◆ Written task ◆
Reproduce the listing below character for character; drop every image.

=======

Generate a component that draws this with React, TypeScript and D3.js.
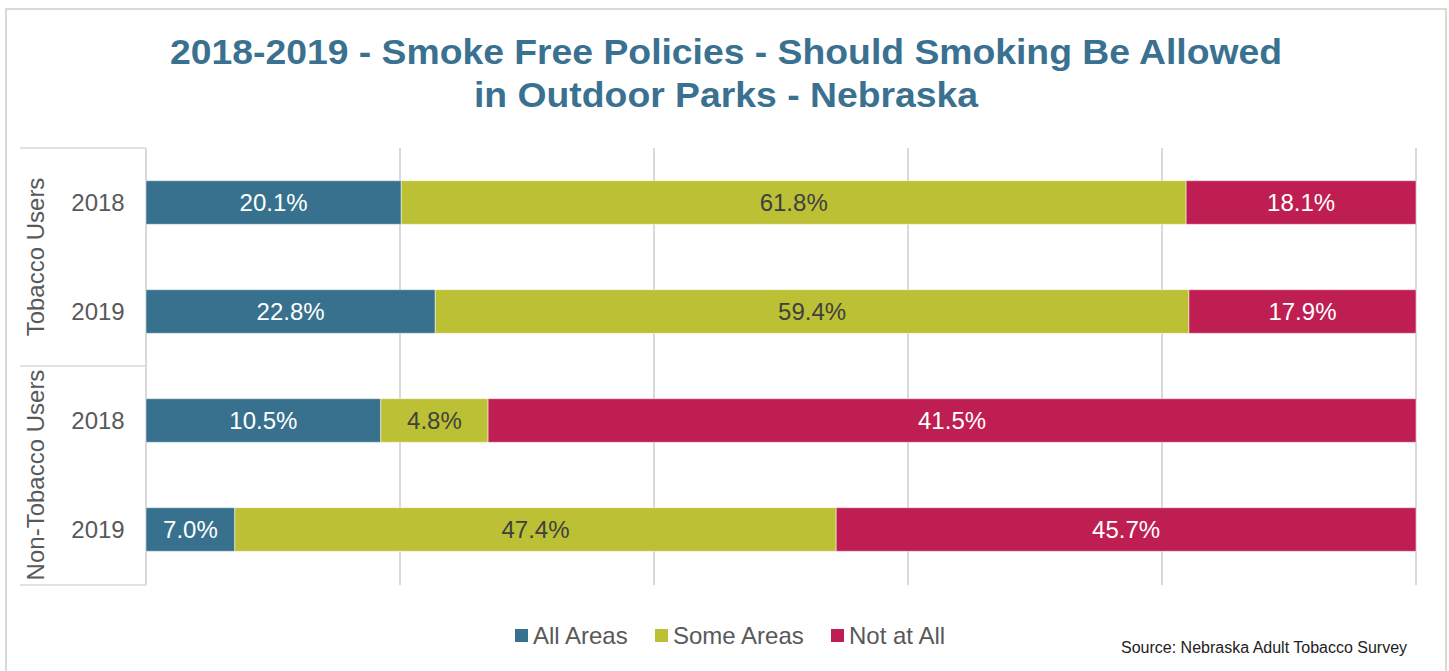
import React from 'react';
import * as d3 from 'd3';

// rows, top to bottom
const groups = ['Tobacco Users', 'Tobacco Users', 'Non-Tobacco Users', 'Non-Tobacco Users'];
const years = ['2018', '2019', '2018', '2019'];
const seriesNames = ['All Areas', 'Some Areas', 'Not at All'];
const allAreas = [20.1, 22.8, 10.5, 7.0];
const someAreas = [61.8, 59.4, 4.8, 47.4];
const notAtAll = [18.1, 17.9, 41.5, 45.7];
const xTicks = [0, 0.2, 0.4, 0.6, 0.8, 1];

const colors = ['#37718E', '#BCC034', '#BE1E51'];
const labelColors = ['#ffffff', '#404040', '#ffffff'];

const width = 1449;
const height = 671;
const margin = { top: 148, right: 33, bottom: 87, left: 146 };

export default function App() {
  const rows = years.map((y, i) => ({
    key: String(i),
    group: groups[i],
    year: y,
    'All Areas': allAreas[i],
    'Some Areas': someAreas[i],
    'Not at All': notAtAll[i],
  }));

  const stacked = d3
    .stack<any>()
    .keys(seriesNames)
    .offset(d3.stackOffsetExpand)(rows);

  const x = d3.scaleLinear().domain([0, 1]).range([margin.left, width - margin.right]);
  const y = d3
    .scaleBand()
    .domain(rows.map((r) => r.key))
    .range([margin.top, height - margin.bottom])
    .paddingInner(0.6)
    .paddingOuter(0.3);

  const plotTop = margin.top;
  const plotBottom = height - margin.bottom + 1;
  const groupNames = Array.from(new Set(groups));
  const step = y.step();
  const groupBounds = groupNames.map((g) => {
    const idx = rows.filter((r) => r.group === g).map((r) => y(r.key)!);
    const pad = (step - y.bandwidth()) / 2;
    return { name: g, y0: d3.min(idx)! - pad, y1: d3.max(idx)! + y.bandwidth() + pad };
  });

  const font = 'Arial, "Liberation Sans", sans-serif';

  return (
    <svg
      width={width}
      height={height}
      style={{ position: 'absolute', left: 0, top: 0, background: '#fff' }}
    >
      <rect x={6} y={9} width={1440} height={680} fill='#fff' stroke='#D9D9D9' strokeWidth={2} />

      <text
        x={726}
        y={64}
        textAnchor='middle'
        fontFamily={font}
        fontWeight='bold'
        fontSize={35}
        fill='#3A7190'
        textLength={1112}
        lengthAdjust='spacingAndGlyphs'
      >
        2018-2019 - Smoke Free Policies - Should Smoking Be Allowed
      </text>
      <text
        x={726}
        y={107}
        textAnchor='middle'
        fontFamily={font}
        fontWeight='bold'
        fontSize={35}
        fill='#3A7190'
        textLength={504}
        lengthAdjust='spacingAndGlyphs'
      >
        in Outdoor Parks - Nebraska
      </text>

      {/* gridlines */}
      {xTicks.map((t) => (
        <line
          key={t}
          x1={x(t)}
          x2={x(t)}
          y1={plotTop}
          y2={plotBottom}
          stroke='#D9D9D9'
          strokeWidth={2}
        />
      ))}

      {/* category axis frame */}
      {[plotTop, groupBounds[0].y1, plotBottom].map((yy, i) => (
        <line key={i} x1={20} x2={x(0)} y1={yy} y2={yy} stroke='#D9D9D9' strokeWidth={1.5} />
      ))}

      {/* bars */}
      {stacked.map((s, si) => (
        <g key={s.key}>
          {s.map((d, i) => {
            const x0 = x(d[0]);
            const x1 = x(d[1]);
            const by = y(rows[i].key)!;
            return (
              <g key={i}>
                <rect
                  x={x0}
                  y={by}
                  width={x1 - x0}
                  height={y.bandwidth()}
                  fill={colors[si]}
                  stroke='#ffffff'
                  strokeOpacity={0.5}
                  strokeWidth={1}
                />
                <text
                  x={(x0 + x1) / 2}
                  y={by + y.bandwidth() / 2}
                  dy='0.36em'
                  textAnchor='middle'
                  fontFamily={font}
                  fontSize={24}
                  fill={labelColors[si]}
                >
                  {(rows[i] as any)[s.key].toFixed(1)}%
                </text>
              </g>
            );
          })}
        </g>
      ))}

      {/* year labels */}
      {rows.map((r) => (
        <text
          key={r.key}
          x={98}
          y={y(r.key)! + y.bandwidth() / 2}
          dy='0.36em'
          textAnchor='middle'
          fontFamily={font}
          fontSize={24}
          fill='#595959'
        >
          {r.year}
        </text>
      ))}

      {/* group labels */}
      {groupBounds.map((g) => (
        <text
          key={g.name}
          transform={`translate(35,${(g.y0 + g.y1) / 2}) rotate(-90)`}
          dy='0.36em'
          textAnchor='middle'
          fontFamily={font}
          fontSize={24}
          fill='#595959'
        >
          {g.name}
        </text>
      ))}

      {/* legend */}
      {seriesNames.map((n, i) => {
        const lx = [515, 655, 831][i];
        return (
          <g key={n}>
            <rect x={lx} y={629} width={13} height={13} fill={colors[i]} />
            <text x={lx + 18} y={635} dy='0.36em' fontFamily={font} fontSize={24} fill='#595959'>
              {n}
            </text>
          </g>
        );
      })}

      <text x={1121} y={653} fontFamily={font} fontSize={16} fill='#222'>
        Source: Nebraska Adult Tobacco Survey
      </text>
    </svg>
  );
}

=======

◆ Correct response ◆
Generate a component that draws this with React, TypeScript and D3.js.
import React from 'react';
import * as d3 from 'd3';

// rows, top to bottom
const groups = ['Tobacco Users', 'Tobacco Users', 'Non-Tobacco Users', 'Non-Tobacco Users'];
const years = ['2018', '2019', '2018', '2019'];
const seriesNames = ['All Areas', 'Some Areas', 'Not at All'];
const allAreas = [20.1, 22.8, 10.5, 7.0];
const someAreas = [61.8, 59.4, 4.8, 47.4];
const notAtAll = [18.1, 17.9, 41.5, 45.7];
const xTicks = [0, 0.2, 0.4, 0.6, 0.8, 1];

const colors = ['#37718E', '#BCC034', '#BE1E51'];
const labelColors = ['#ffffff', '#404040', '#ffffff'];

const width = 1449;
const height = 671;
const margin = { top: 148, right: 33, bottom: 87, left: 146 };

export default function App() {
  const rows = years.map((y, i) => ({
    key: String(i),
    group: groups[i],
    year: y,
    'All Areas': allAreas[i],
    'Some Areas': someAreas[i],
    'Not at All': notAtAll[i],
  }));

  const stacked = d3
    .stack<any>()
    .keys(seriesNames)
    .offset(d3.stackOffsetExpand)(rows);

  const x = d3.scaleLinear().domain([0, 1]).range([margin.left, width - margin.right]);
  const y = d3
    .scaleBand()
    .domain(rows.map((r) => r.key))
    .range([margin.top, height - margin.bottom])
    .paddingInner(0.6)
    .paddingOuter(0.3);

  const plotTop = margin.top;
  const plotBottom = height - margin.bottom + 1;
  const groupNames = Array.from(new Set(groups));
  const step = y.step();
  const groupBounds = groupNames.map((g) => {
    const idx = rows.filter((r) => r.group === g).map((r) => y(r.key)!);
    const pad = (step - y.bandwidth()) / 2;
    return { name: g, y0: d3.min(idx)! - pad, y1: d3.max(idx)! + y.bandwidth() + pad };
  });

  const font = 'Arial, "Liberation Sans", sans-serif';

  return (
    <svg
      width={width}
      height={height}
      style={{ position: 'absolute', left: 0, top: 0, background: '#fff' }}
    >
      <rect x={6} y={9} width={1440} height={680} fill='#fff' stroke='#D9D9D9' strokeWidth={2} />

      <text
        x={726}
        y={64}
        textAnchor='middle'
        fontFamily={font}
        fontWeight='bold'
        fontSize={35}
        fill='#3A7190'
        textLength={1112}
        lengthAdjust='spacingAndGlyphs'
      >
        2018-2019 - Smoke Free Policies - Should Smoking Be Allowed
      </text>
      <text
        x={726}
        y={107}
        textAnchor='middle'
        fontFamily={font}
        fontWeight='bold'
        fontSize={35}
        fill='#3A7190'
        textLength={504}
        lengthAdjust='spacingAndGlyphs'
      >
        in Outdoor Parks - Nebraska
      </text>

      {/* gridlines */}
      {xTicks.map((t) => (
        <line
          key={t}
          x1={x(t)}
          x2={x(t)}
          y1={plotTop}
          y2={plotBottom}
          stroke='#D9D9D9'
          strokeWidth={2}
        />
      ))}

      {/* category axis frame */}
      {[plotTop, groupBounds[0].y1, plotBottom].map((yy, i) => (
        <line key={i} x1={20} x2={x(0)} y1={yy} y2={yy} stroke='#D9D9D9' strokeWidth={1.5} />
      ))}

      {/* bars */}
      {stacked.map((s, si) => (
        <g key={s.key}>
          {s.map((d, i) => {
            const x0 = x(d[0]);
            const x1 = x(d[1]);
            const by = y(rows[i].key)!;
            return (
              <g key={i}>
                <rect
                  x={x0}
                  y={by}
                  width={x1 - x0}
                  height={y.bandwidth()}
                  fill={colors[si]}
                  stroke='#ffffff'
                  strokeOpacity={0.5}
                  strokeWidth={1}
                />
                <text
                  x={(x0 + x1) / 2}
                  y={by + y.bandwidth() / 2}
                  dy='0.36em'
                  textAnchor='middle'
                  fontFamily={font}
                  fontSize={24}
                  fill={labelColors[si]}
                >
                  {(rows[i] as any)[s.key].toFixed(1)}%
                </text>
              </g>
            );
          })}
        </g>
      ))}

      {/* year labels */}
      {rows.map((r) => (
        <text
          key={r.key}
          x={98}
          y={y(r.key)! + y.bandwidth() / 2}
          dy='0.36em'
          textAnchor='middle'
          fontFamily={font}
          fontSize={24}
          fill='#595959'
        >
          {r.year}
        </text>
      ))}

      {/* group labels */}
      {groupBounds.map((g) => (
        <text
          key={g.name}
          transform={`translate(35,${(g.y0 + g.y1) / 2}) rotate(-90)`}
          dy='0.36em'
          textAnchor='middle'
          fontFamily={font}
          fontSize={24}
          fill='#595959'
        >
          {g.name}
        </text>
      ))}

      {/* legend */}
      {seriesNames.map((n, i) => {
        const lx = [515, 655, 831][i];
        return (
          <g key={n}>
            <rect x={lx} y={629} width={13} height={13} fill={colors[i]} />
            <text x={lx + 18} y={635} dy='0.36em' fontFamily={font} fontSize={24} fill='#595959'>
              {n}
            </text>
          </g>
        );
      })}

      <text x={1121} y={653} fontFamily={font} fontSize={16} fill='#222'>
        Source: Nebraska Adult Tobacco Survey
      </text>
    </svg>
  );
}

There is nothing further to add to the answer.